▶ _WHAT THIS TASK INVOLVES_: Retype the run of lines that opens with the line containing "Clone this chart in matplotlib." and closes with the line containing "plt.rcParams['font.family'] = ['Liberation", exactly and inclusively, but skip the pictures.
---- EXERCISE MATERIAL
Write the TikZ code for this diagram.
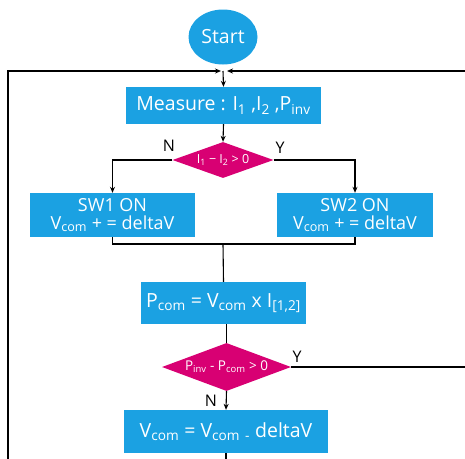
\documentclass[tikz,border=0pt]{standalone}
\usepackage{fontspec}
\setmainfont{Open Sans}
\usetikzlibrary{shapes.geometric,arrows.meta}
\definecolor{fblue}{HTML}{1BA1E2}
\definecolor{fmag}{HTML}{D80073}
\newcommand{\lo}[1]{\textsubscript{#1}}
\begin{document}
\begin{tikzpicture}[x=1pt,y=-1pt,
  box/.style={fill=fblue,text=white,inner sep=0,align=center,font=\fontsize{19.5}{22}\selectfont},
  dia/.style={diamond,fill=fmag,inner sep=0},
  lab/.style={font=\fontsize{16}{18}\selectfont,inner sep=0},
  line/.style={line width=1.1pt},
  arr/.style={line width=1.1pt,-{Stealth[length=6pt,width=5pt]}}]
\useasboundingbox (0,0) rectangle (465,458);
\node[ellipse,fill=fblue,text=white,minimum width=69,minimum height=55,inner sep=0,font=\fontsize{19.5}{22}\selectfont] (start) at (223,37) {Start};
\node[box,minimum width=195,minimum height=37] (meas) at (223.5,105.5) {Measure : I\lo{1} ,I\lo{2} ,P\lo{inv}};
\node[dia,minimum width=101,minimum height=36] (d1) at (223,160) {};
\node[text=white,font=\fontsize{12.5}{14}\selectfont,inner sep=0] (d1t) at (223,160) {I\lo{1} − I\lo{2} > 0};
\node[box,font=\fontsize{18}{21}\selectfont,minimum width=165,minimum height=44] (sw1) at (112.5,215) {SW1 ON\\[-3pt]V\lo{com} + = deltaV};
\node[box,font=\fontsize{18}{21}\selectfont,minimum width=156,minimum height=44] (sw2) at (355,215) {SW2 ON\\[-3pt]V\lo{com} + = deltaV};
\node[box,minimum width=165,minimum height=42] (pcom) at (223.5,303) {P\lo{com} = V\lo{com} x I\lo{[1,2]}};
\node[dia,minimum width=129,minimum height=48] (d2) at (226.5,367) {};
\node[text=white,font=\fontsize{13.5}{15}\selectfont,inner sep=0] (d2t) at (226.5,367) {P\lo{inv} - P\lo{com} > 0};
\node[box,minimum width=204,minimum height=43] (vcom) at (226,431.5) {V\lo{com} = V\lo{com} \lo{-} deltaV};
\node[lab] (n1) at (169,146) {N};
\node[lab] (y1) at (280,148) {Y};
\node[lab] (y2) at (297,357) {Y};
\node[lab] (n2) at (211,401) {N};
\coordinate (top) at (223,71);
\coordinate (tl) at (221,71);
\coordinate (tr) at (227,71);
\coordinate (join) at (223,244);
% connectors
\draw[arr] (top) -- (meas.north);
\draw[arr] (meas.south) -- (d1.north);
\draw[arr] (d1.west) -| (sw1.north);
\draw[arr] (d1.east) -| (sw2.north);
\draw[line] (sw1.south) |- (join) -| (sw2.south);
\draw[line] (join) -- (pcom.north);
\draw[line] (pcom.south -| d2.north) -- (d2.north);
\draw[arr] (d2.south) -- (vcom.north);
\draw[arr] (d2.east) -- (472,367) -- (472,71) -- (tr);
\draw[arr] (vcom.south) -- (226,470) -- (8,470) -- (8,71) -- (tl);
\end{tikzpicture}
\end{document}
--------
---- EXERCISE MATERIAL
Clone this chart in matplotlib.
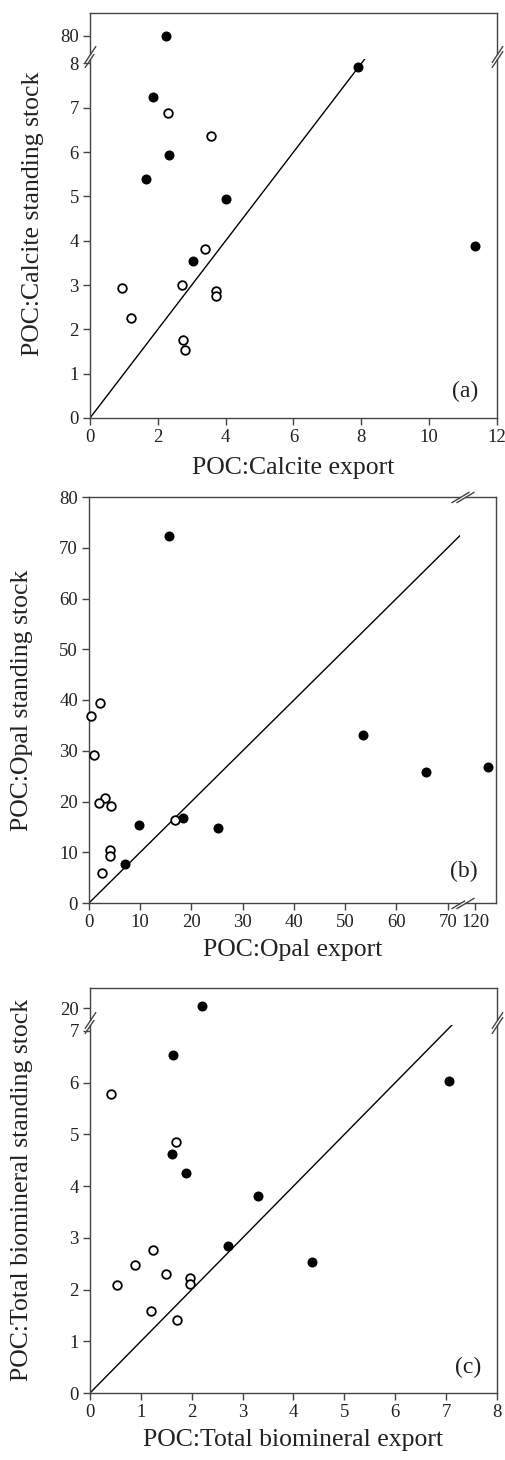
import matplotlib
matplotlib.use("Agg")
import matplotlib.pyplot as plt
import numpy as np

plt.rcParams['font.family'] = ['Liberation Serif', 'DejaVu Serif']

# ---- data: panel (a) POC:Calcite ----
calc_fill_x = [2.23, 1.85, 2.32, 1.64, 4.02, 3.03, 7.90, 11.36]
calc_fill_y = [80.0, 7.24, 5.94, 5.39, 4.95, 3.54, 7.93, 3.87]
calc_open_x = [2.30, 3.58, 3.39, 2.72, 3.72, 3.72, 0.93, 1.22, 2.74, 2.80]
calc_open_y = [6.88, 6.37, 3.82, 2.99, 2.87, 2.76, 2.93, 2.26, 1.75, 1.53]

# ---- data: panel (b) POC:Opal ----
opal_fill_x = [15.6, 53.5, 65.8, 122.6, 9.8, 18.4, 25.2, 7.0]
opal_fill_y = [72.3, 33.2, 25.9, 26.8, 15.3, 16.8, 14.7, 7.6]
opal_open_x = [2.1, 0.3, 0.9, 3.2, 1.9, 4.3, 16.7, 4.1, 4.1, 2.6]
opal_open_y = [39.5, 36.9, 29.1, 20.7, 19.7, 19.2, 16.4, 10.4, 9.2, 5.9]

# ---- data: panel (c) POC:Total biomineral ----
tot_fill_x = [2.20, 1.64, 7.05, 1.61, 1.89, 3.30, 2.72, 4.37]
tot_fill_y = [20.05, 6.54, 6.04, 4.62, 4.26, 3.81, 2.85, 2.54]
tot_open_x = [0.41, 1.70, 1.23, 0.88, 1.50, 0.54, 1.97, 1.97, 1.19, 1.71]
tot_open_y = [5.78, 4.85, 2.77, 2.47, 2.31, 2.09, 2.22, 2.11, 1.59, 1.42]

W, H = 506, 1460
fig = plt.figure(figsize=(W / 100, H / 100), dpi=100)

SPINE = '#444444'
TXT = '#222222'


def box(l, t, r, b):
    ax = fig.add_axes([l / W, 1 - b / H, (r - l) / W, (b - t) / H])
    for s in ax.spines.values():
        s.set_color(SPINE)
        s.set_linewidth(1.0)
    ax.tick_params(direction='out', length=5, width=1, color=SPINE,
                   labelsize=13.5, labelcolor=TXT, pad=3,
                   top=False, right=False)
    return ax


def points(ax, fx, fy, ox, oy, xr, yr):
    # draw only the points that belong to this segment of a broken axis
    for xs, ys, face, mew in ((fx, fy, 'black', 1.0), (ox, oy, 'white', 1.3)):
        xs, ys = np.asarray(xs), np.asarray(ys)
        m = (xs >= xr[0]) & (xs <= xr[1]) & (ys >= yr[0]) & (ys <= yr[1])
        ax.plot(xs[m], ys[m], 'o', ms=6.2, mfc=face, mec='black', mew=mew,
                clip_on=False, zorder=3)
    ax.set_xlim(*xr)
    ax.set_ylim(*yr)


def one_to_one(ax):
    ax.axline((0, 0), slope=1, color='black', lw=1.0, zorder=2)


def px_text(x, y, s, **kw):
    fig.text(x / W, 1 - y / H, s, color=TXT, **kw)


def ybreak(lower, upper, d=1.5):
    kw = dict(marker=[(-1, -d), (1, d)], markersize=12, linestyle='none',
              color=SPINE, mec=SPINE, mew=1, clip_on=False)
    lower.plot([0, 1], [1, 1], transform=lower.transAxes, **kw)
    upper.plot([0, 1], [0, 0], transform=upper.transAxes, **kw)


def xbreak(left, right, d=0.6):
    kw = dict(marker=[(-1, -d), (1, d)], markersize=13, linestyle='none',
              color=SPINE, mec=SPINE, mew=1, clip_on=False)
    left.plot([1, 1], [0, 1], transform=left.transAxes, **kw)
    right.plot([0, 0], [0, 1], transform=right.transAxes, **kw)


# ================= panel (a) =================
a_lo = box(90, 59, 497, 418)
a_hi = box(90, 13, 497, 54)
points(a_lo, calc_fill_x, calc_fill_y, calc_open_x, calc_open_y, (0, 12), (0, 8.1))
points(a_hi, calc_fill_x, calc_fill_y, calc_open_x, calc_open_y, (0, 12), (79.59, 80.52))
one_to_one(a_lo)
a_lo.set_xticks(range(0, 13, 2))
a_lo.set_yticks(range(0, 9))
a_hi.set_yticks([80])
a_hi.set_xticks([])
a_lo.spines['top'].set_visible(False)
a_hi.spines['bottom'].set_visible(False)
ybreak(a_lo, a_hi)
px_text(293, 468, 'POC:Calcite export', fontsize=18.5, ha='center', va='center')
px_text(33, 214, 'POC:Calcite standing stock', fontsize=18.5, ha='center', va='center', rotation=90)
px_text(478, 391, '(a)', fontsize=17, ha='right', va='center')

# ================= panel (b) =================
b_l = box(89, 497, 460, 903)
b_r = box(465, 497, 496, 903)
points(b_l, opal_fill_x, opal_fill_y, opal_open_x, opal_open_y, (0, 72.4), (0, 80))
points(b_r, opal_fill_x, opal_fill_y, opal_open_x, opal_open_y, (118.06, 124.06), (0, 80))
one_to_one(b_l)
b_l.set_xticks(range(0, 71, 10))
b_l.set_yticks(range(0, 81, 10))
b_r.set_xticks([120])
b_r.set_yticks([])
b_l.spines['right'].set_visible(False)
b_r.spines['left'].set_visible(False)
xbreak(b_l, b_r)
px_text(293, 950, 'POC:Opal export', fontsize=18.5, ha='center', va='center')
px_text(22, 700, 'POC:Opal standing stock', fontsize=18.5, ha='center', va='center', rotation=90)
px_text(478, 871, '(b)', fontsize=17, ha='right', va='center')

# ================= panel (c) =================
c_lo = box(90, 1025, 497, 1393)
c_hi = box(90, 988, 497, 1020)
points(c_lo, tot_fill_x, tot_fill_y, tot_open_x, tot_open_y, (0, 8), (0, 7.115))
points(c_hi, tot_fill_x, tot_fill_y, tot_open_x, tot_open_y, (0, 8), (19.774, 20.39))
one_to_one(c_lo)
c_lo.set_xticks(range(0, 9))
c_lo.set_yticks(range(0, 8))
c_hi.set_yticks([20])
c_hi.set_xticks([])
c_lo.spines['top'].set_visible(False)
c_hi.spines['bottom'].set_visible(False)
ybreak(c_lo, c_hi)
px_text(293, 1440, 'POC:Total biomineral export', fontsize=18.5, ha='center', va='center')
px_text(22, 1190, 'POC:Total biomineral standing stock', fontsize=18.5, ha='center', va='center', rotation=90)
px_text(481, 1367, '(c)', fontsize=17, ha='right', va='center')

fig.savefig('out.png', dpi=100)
--------
---- EXERCISE MATERIAL
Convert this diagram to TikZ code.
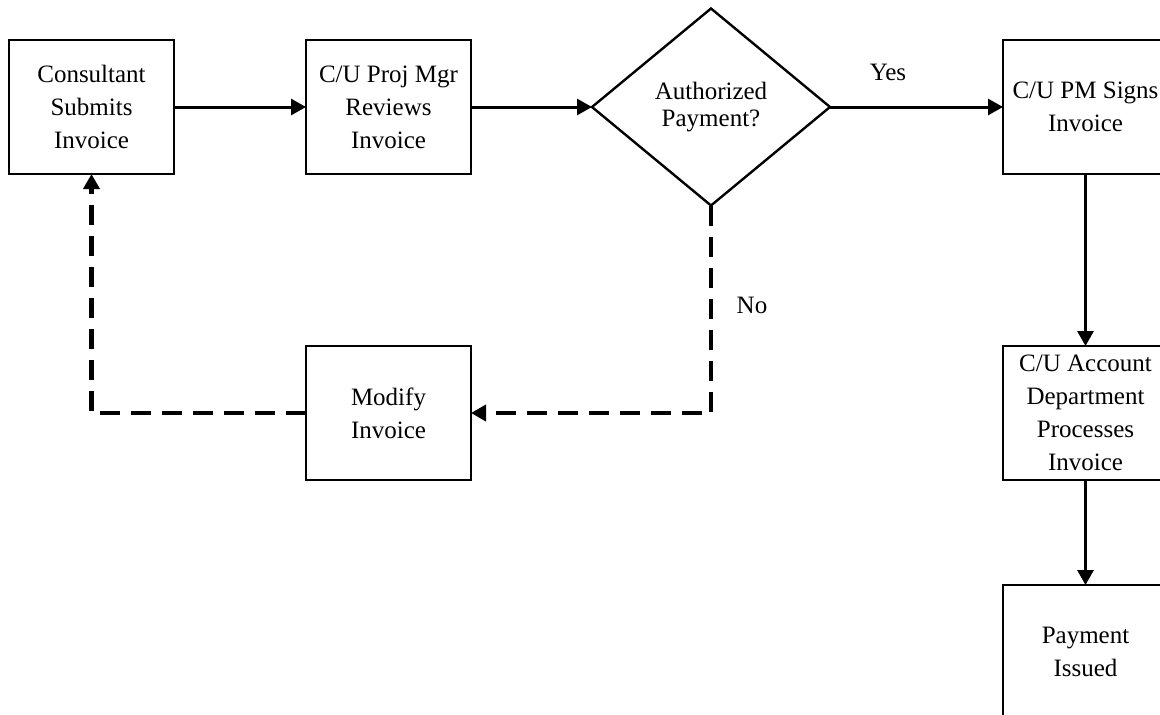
--------
▶ _COMPLETED TASK_:
Clone this chart in matplotlib.
import matplotlib
matplotlib.use("Agg")
import matplotlib.pyplot as plt
import numpy as np

plt.rcParams['font.family'] = ['Liberation Serif', 'DejaVu Serif']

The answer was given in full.